Agari also reports that an ongoing investigation by its Cyber Intelligence Division, identified an international cyber-fraud ring that has bilked thousands of companies with BEC attacks and cashed out their booty often using gift cards, but with increasing frequency, paper checks. Dubbed Exaggerated Lion, the group is made up of bad actors spread around multiple African countries, including Ghana, Kenya and Nigeria.
The group uses Google's G Suite to maximize the number of phishing emails sent on any one day, Agari reported – 2,000 versus a limit of 500 a day using traditional Gmail accounts. BEC rings employ "mules" to cash out their frauds. The mules, who usually keep a fraction of the money for their efforts, can be witting or unwitting participants in the scams. Often, fraudsters enlist and manipulate individuals to be mules through "romance" or "work at home" scams, according to Agari and the FBI.
Agari said it handled 200 investigations involving Exaggerated Lion in the space of four months last year, and one thing that stood out was the group's use of physical checks to cash out pilfered funds The "low tech" use of paper checks for cash-outs requires a higher level of sophistication in social engineering techniques to dupe companies out of money and to get mules on board (often unwittingly), Agari stated.
Unwitting mules are the best mules, the company said, because they can be convinced to deposit the checks into their personal accounts, often under the auspices of helping someone receive a large inheritance, and pass the proceeds on without question. Since the accounts are legitimate, the scam is "almost undetectable" by traditional anti-money laundering controls that financial institutions use to detect suspicious activities, Agari said.
Between April and August 2019, Exaggerated Lion targeted at least 3,000 individuals employed by nearly 2,100 companies with BEC attacks, according to Agari. Most targeted employees were in accounts payables. Investigators identified 28 active money-mule accounts at various financial institutions. Healthcare companies have been among the hardest hit, Agari said. Other vulnerable industry sectors include banking, manufacturing, retail and construction. Exaggerated Lion attacks have been identified in 49 of 50 U.S. states; companies in Nevada appear to be the only ones not yet victimized by this gang of cybercriminals.
"When you look at the loss numbers, business email compromise has a much bigger financial impact than other types of cyberattacks, like ransomware," said Crane Hassold, senior director of threat research at Agari.

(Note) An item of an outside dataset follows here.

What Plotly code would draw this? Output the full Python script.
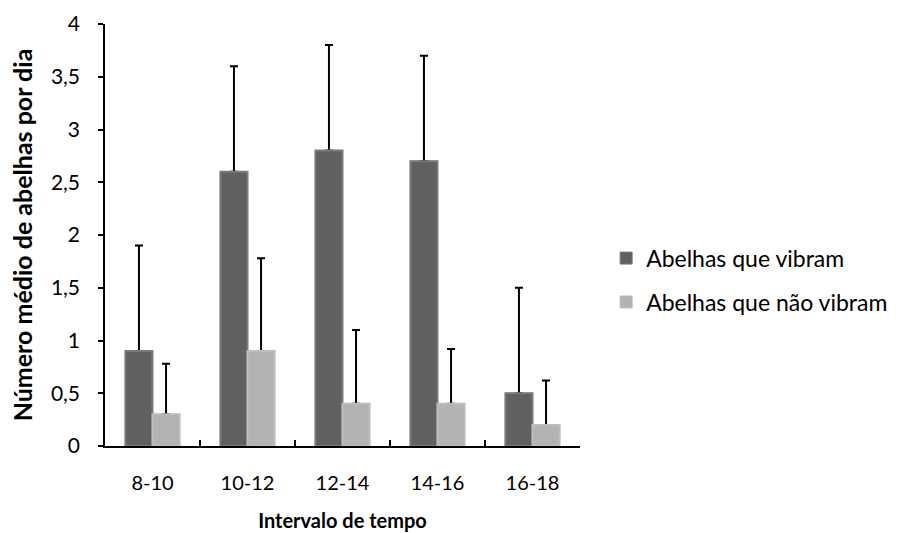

In a 2018 press release, the FBI advised, "The best way to avoid being exploited is to verify the authenticity of requests to send money by walking into the CEOs office or speaking to him or her directly on the phone. Don't rely on email alone."
Now for some good news: banks are becoming adept at identifying fraudulent payments before they turn to losses, according to the American Bankers Association's 2019 Deposit Account Fraud Survey.
The biennial ABA survey, which has been tracking fraud data since 1993, measures fraud attempts against bank deposit accounts involving checks, debit cards, bill payment, P2P payments, wire transfers and ACH transactions.
"Banks continue to take extraordinary efforts to protect and safeguard customer accounts," said Rob Nichols, ABA president and CEO. "As fraud schemes become increasingly more sophisticated, this survey demonstrates that banks are meeting the challenge by investing in equally sophisticated fraud prevention systems and constant vigilance by dedicated employees."
The survey, which sampled 151 FIs of varying sizes, identified check fraud and debit card fraud as the two biggest types of fraud against deposit accounts. Check fraud resulted in $1.3 billion or 47 percent of losses, closely followed by debit card fraud losses at $1.2 billion or 44 percent of the total. The remaining 9 percent of losses ($265 million) involved bill payment, P2P transfer, wire transfer and ACH transactions.
Not surprisingly, most of the losses from debit cards came from card-not-present transactions. Fraud related to counterfeit cards fell to 25 percent of total debit card losses in 2018, from 47 percent two years earlier. CNP debit card losses grew from 30 percent of the total in 2016 to 42 percent in 2018, the ABA said.
Attempted check fraud in 2018 totaled $15.1 billion, accounting for 60 percent of all fraud attempts against deposit accounts, the ABA noted. But banks' check fraud prevention measures succeeded in identifying a whopping 91 percent of those attempts. Counterfeit checks and forged signatures were two of the leading categories of check fraud identified.